Targeted consultation was undertaken with New Zealand Post and other postal operators during policy development of the update to the definition of a letter. They recognised the need to amend the Postal Services Act 1998 and were broadly supportive of the proposed amendment, on the understanding that its intent is to maintain the existing scope of the Act.

New Zealand Post, New Zealand Mail and DX Mail were consulted on the relevant draft provision changing the definition of a letter.

A second amendment clarifying that the Postal Services Act does not apply to courier services is included in the Regulatory Systems (Commercial Matters) Amendment Bill. The industry has been informed of this clarifying provision and stakeholder submissions are welcome at the select committee stage.

New Zealand Superannuation and Retirement Income Act 2001

The Retirement Commissioner was consulted on the draft provisions of the Bill relating to the functions of the Retirement Commissioner. 

Unit Titles Act 2010

The Unit Titles Act 2010 proposals were originally intended to be included in a Unit Titles Amendment Bill. However, it was never introduced. A full consultation process was conducted on the proposals at that time, and submitters’ views were considered and incorporated into the proposals.

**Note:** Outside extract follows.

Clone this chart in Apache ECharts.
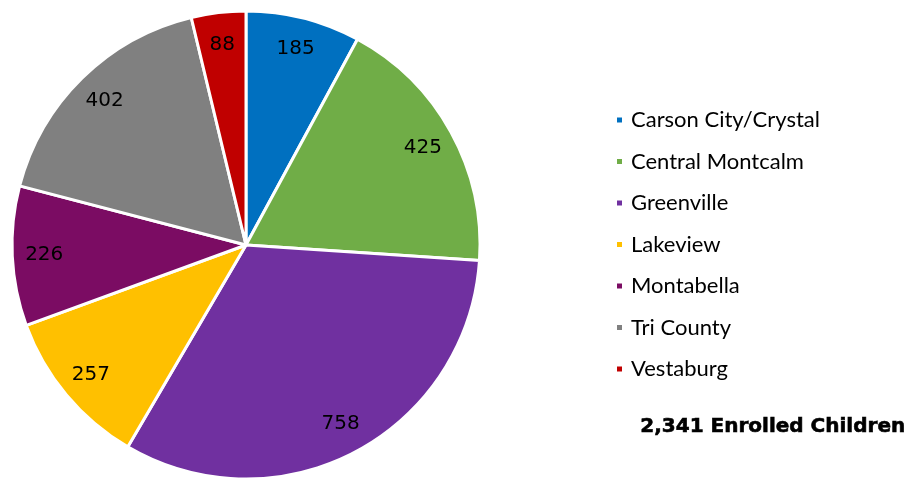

Construction Contracts Act 2002

The original policy intention was for the retentions provisions in the Construction Contracts Amendment Act 2015 to apply only to contracts entered into after the commencement date of the provisions (31 March 2017). Targeted consultation with representatives of the construction sector and with banks was carried out in 2013 and 2014. Further feedback has now been received from engagement with stakeholders during 2016. Stakeholders consider that many industry participants will have difficulty complying with the retentions provisions in respect of contracts entered into before 31 March 2017. The amendments proposed in this Bill will clarify that the retentions provisions will not apply to contracts entered into before 31 March 2017.